P. Ferreira: Acho que, em todo o mundo, os prémios literários não são completamente isentos, têm sempre interesses escondidos. Até o próprio Prémio Nobel é atribuído à mistura com certos interesses, com muitas políticas metidas aí dentro. Esses prémios passam por um crivo, em que há sempre furos. Portanto, não me admira que haja aspectos menos recomendáveis, nos nossos concursos literários. Do grupo destes escritores, que estão no livro, algum poderia ser distinguido em grandes prémios nacionais. E, afinal, até foi! Haja pessoas que os leiam! Pode acontecer que, por vezes, os júris cheguem a atribuir prémios, sem terem lido todos os livros concorrentes, ou os terem lido sem a devida profundidade. Os prémios estão condicionados pelos que os patrocinam, e pelos que julgam os livros. E há sempre interesses metidos, ocultos muitas vezes. Mas também não me admira que alguns concursos terminem sem vencedores, como o que foi noticiado, na edição passada da revista Soletras. Não acho bem que se faça alarido, quando um concurso termina sem vencedores.
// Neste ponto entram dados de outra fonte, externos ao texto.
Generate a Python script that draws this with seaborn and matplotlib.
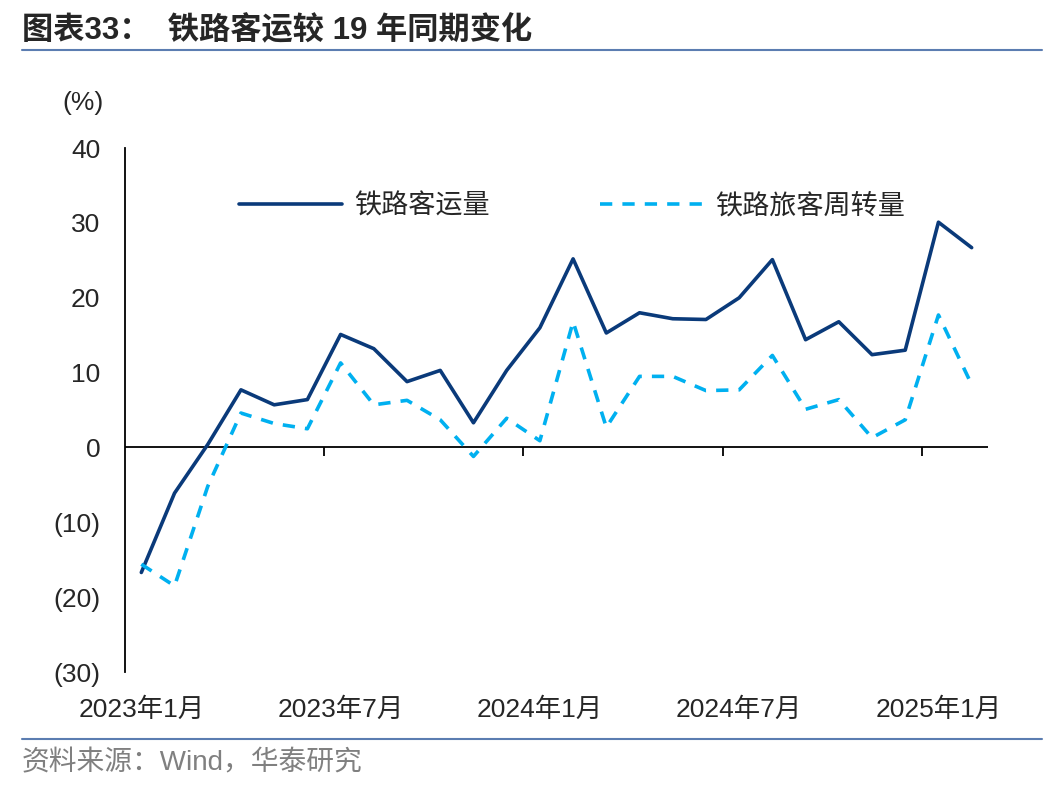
import numpy as np
import matplotlib.pyplot as plt
import pandas as pd
import seaborn as sns
from matplotlib.lines import Line2D

# monthly data, 2023-01 .. 2025-02 (% vs same period of 2019)
months = pd.date_range('2023-01-01', periods=26, freq='MS').strftime('%Y-%m').tolist()
passenger_volume = [-16.7, -6.1, 0.4, 7.7, 5.7, 6.4, 15.1, 13.2, 8.8, 10.3, 3.3, 10.3, 16.0,
                    25.2, 15.3, 18.0, 17.2, 17.1, 20.0, 25.1, 14.4, 16.8, 12.4, 13.0, 30.1, 26.7]
passenger_km = [-15.6, -18.5, -5.2, 4.6, 3.2, 2.5, 11.3, 5.7, 6.3, 3.7, -1.2, 3.9, 0.9,
                16.8, 2.7, 9.5, 9.5, 7.6, 7.7, 12.3, 5.1, 6.4, 1.3, 3.7, 17.7, 8.4]
series_names = ['铁路客运量', '铁路旅客周转量']
tick_pos = [0, 6, 12, 18, 24]
tick_labels = ['2023年1月', '2023年7月', '2024年1月', '2024年7月', '2025年1月']
ytick_vals = [-30, -20, -10, 0, 10, 20, 30, 40]

df = pd.DataFrame({
    'idx': list(range(len(months))) * 2,
    'value': passenger_volume + passenger_km,
    'series': [series_names[0]] * len(months) + [series_names[1]] * len(months),
})

sns.set_style('white')
plt.rcParams['font.family'] = ['Liberation Sans', 'Noto Sans CJK SC']

fig = plt.figure(figsize=(10.48, 7.92), dpi=100)
ax = fig.add_axes([0.119, 0.1515, 0.824, 0.6615])

sns.lineplot(data=df, x='idx', y='value', hue='series', style='series',
             palette={series_names[0]: '#0a3a7a', series_names[1]: '#00b0f0'},
             dashes={series_names[0]: '', series_names[1]: (3.4, 2.8)},
             linewidth=2.6, legend=False, ax=ax)

ax.set_xlim(-0.5, len(months) - 0.5)
ax.set_ylim(-30, 40)
ax.set_yticks(ytick_vals)
ax.set_yticklabels([f'({-v})' if v < 0 else str(v) for v in ytick_vals])
ax.set_xticks(tick_pos)
ax.set_xticklabels(tick_labels)
ax.set_xlabel('')
ax.set_ylabel('')
ax.tick_params(axis='y', direction='out', length=6.5, width=1.3, color='black', labelsize=19, pad=11)
ax.tick_params(axis='x', length=0, labelsize=19, pad=18)
for s in ['top', 'right', 'bottom']:
    ax.spines[s].set_visible(False)
ax.spines['left'].set_color('black')
ax.spines['left'].set_linewidth(1.3)

# zero line with category boundary ticks
ax.axhline(0, color='black', lw=1.3, zorder=1)
ax.vlines([5.5, 11.5, 17.5, 23.5], -1.1, 0, color='black', lw=1.3)

ax.legend(handles=ax.lines[:2], labels=series_names, ncol=2, frameon=False,
          loc='center', bbox_to_anchor=(0.518, 0.888), fontsize=19.5,
          handlelength=3.8, columnspacing=4.1, handletextpad=0.45)

fig.text(62 / 1048, 1 - 103 / 792, '(%)', fontsize=19, va='center', ha='left')
fig.text(22 / 1048, 1 - 31 / 792, '图表33：  铁路客运较 19 年同期变化', fontsize=22.5,
         fontweight='bold', va='center', ha='left')
fig.text(22 / 1048, 1 - 763 / 792, '资料来源：Wind，华泰研究', fontsize=20,
         color='#808080', va='center', ha='left')
fig.add_artist(Line2D([22 / 1048, 1042 / 1048], [1 - 50 / 792] * 2, color='#5b7db1', lw=1.5))
fig.add_artist(Line2D([22 / 1048, 1042 / 1048], [1 - 739 / 792] * 2, color='#5b7db1', lw=1.5))

fig.savefig('out.png', dpi=100)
Soletras: Dito isto, acha que a objectividade e transparência são aspectos de difícil alcance, em prémios literários?
P. Ferreira: A objectividade é sempre difícil. É mesmo difícil o júri acertar completamente num livro. Pode não acertar, por defeito seu. E, mesmo acertando, nem todos os concorrentes concordarão, pois qualquer um, que escreva um livro, tende a pensar que o seu será o melhor. De qualquer forma, concordo com o escritor Alex Dau, que disse [em entrevista à Soletras]: em Moçambique devíamos ter uma academia de artes e letras, que deveria ser responsável pela organização de prémios literários, a bem da transparência. E deveria diversificar-se ou alargar-se o corpo de jurados, passando a incluir jornalistas culturais, académicos, docentes universitários, etc,. Pessoas que conheçam verdadeiramente a literatura moçambicana.
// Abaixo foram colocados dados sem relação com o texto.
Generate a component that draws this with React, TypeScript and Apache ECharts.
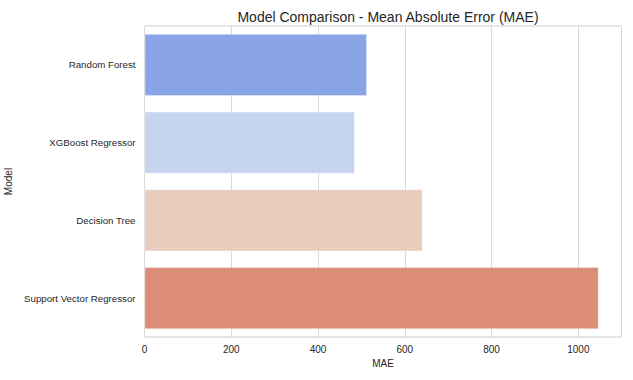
import React, { useEffect, useRef } from "react";
import * as echarts from "echarts";

const models = ["Random Forest", "XGBoost Regressor", "Decision Tree", "Support Vector Regressor"];
const maeValues = [513, 485, 641, 1047];
const barColors = ["#89a5e8", "#c6d5ef", "#e8cdbf", "#dc8d77"];
const xTicks = [0, 200, 400, 600, 800, 1000];

export default function App() {
  const ref = useRef<HTMLDivElement>(null);
  useEffect(() => {
    if (!ref.current) return;
    const chart = echarts.init(ref.current, undefined, { renderer: "svg" });
    const font = "'Liberation Sans', Arial, sans-serif";
    const textColor = "#262626";
    chart.setOption({
      animation: false,
      backgroundColor: "#ffffff",
      title: {
        text: "Model Comparison - Mean Absolute Error (MAE)",
        left: 383,
        textAlign: "center",
        top: 5,
        textStyle: { fontFamily: font, fontSize: 14, fontWeight: "normal", color: textColor },
      },
      grid: {
        left: 144.5,
        top: 26,
        width: 477,
        height: 311,
        show: true,
        borderColor: "#cccccc",
        borderWidth: 1,
        containLabel: false,
        outerBoundsMode: "none",
      },
      xAxis: {
        type: "value",
        min: 0,
        max: 1099.5,
        interval: 200,
        name: "MAE",
        nameLocation: "middle",
        nameGap: 21,
        nameTextStyle: { fontFamily: font, fontSize: 10, color: textColor },
        axisLine: { show: false },
        axisTick: { show: false },
        axisLabel: {
          margin: 7,
          fontFamily: font,
          fontSize: 10,
          color: textColor,
          showMaxLabel: false,
          formatter: (v: number) => (xTicks.includes(v) ? String(v) : ""),
        },
        splitLine: { show: true, lineStyle: { color: "#d9d9d9", width: 1 } },
      },
      yAxis: {
        type: "category",
        data: models,
        inverse: true,
        name: "Model",
        nameLocation: "middle",
        nameGap: 111,
        nameRotate: 90,
        nameTextStyle: { fontFamily: font, fontSize: 10, color: textColor },
        axisLine: { show: false },
        axisTick: { show: false },
        axisLabel: { margin: 9, fontFamily: font, fontSize: 9.7, color: textColor },
        splitLine: { show: false },
      },
      series: [
        {
          type: "bar",
          barCategoryGap: "20%",
          data: maeValues.map((v, i) => ({
            value: v,
            itemStyle: { color: barColors[i], borderColor: "rgba(255,255,255,0.35)", borderWidth: 1 },
          })),
        },
      ],
    });
    return () => chart.dispose();
  }, []);
  return <div ref={ref} style={{ position: "fixed", left: 0, top: 0, width: 633, height: 380 }} />;
}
Soletras: Mudando de assunto: na sua opinião, qual é o papel que os nossos escritores devem ter para com a sociedade? Devem ter um comprometimento com ela?
P. Ferreira: A melhor resposta deu-a Mia Couto, há pouco, aquando do seu doutoramento honoris causa. Ele disse que os escritores podem ter uma influência, na construção dos valores éticos. Eu confesso a minha admiração e estima por alguns jovens apresentados neste livro. Pois apresentam grande preocupação com os problemas sociais e éticos. As entrevistas deles publicadas neste livro, dão disso um animador testemunho. Eles querem contribuir para uma sociedade melhor. Por isso, alegro-me com o que disse Mia Couto. E eu, como padre, sinto que faz parte da minha missão acompanhar estes jovens escritores. Alguns deles até parecem tão moralistas como literatos.
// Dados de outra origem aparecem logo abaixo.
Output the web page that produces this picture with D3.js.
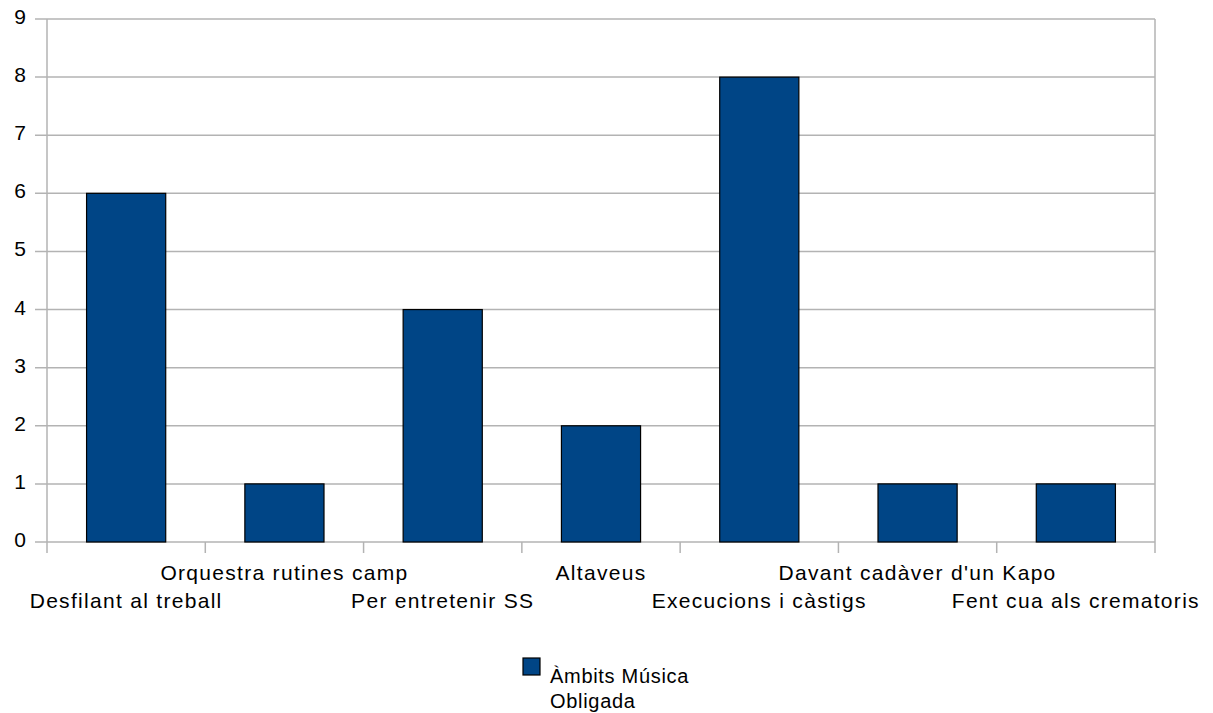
<!DOCTYPE html>
<html>
<head>
<meta charset="utf-8">
<script src="https://cdn.jsdelivr.net/npm/d3@7"></script>
<style>
  body { margin: 0; background: #fff; }
  svg text { font-family: "Liberation Sans", Arial, sans-serif; fill: #000; letter-spacing: 1.3px; }
</style>
</head>
<body>
<svg id="chart" width="1213" height="713"></svg>
<script>
// Chart data
const categories = [
  'Desfilant al treball',
  'Orquestra rutines camp',
  'Per entretenir SS',
  'Altaveus',
  'Execucions i càstigs',
  "Davant cadàver d'un Kapo",
  'Fent cua als crematoris'
];
const values = [6, 1, 4, 2, 8, 1, 1];
const yTicks = [0, 1, 2, 3, 4, 5, 6, 7, 8, 9];
const seriesName = ['Àmbits Música', 'Obligada'];

const svg = d3.select('#chart');
// plot area edges
const plotLeft = 47, plotRight = 1155, plotTop = 19, plotBottom = 542;

const x = d3.scaleBand().domain(categories).range([plotLeft, plotRight]).paddingInner(0.5).paddingOuter(0.25);
const y = d3.scaleLinear().domain([0, 9]).range([plotBottom, plotTop]);
const band = (plotRight - plotLeft) / categories.length;

// Horizontal gridlines + left ticks
svg.append('g')
  .selectAll('line')
  .data(yTicks)
  .join('line')
  .attr('x1', plotLeft - 12)
  .attr('x2', plotRight)
  .attr('y1', d => y(d))
  .attr('y2', d => y(d))
  .attr('stroke', '#b3b3b3')
  .attr('stroke-width', 1.5);

// Y tick labels
svg.append('g')
  .selectAll('text')
  .data(yTicks)
  .join('text')
  .attr('x', 26)
  .attr('y', d => y(d) + 5)
  .attr('text-anchor', 'end')
  .attr('font-size', 21)
  .style('letter-spacing', '0px')
  .text(d => d);

// Axis lines
svg.append('line')
  .attr('x1', plotLeft).attr('x2', plotLeft)
  .attr('y1', plotTop).attr('y2', plotBottom + 11)
  .attr('stroke', '#b3b3b3').attr('stroke-width', 1.5);
svg.append('line')
  .attr('x1', plotRight).attr('x2', plotRight)
  .attr('y1', plotTop).attr('y2', plotBottom + 11)
  .attr('stroke', '#b3b3b3').attr('stroke-width', 1.5);

// Category boundary ticks
svg.append('g')
  .selectAll('line')
  .data(d3.range(1, categories.length))
  .join('line')
  .attr('x1', i => plotLeft + i * band)
  .attr('x2', i => plotLeft + i * band)
  .attr('y1', plotBottom)
  .attr('y2', plotBottom + 11)
  .attr('stroke', '#b3b3b3')
  .attr('stroke-width', 1.5);

// Bars
svg.append('g')
  .selectAll('rect')
  .data(values)
  .join('rect')
  .attr('x', (d, i) => x(categories[i]))
  .attr('y', d => y(d))
  .attr('width', x.bandwidth())
  .attr('height', d => y(0) - y(d))
  .attr('fill', '#004586')
  .attr('stroke', '#000')
  .attr('stroke-width', 1.2);

// Category labels, staggered in two rows
svg.append('g')
  .selectAll('text')
  .data(categories)
  .join('text')
  .attr('x', d => x(d) + x.bandwidth() / 2)
  .attr('y', (d, i) => i % 2 === 0 ? 608 : 580)
  .attr('text-anchor', 'middle')
  .attr('font-size', 21)
  .text(d => d);

// Legend
svg.append('rect')
  .attr('x', 523).attr('y', 658)
  .attr('width', 17).attr('height', 17)
  .attr('fill', '#004586')
  .attr('stroke', '#000')
  .attr('stroke-width', 1.2);
svg.append('g')
  .selectAll('text')
  .data(seriesName)
  .join('text')
  .attr('x', 550)
  .attr('y', (d, i) => 683 + i * 25)
  .attr('font-size', 20)
  .style('letter-spacing', '0.7px')
  .text(d => d);
</script>
</body>
</html>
Soletras: Alguma coisa, que não lhe perguntamos?
P. Ferreira: Gostaria que outros se dessem ao trabalho, a que me dei eu: ler, com toda a atenção, e, de caneta e papel, ir anotando tudo. Não leiam assim por cima das brasas, para não darem depois opiniões superficiais. A minha opinião pode ser até má, mas superficial ela não é, porque me esforcei por entrar em cheio nos livros. Era bom que houvesse mais críticos, e é isso que estes escritores pedem e merecem. Eu gostaria que o livro se vendesse, não para eu arranjar dinheiro, mas por amor desses escritores que estão aí dentro. Quanto mais gente os conhecer e animar, mais possibilidades há de o nome de Moçambique ir para a frente. Mais jovens escritores moçambicanos serão conhecidos e terão voz, dentro da literatura ou da cultura moçambicana.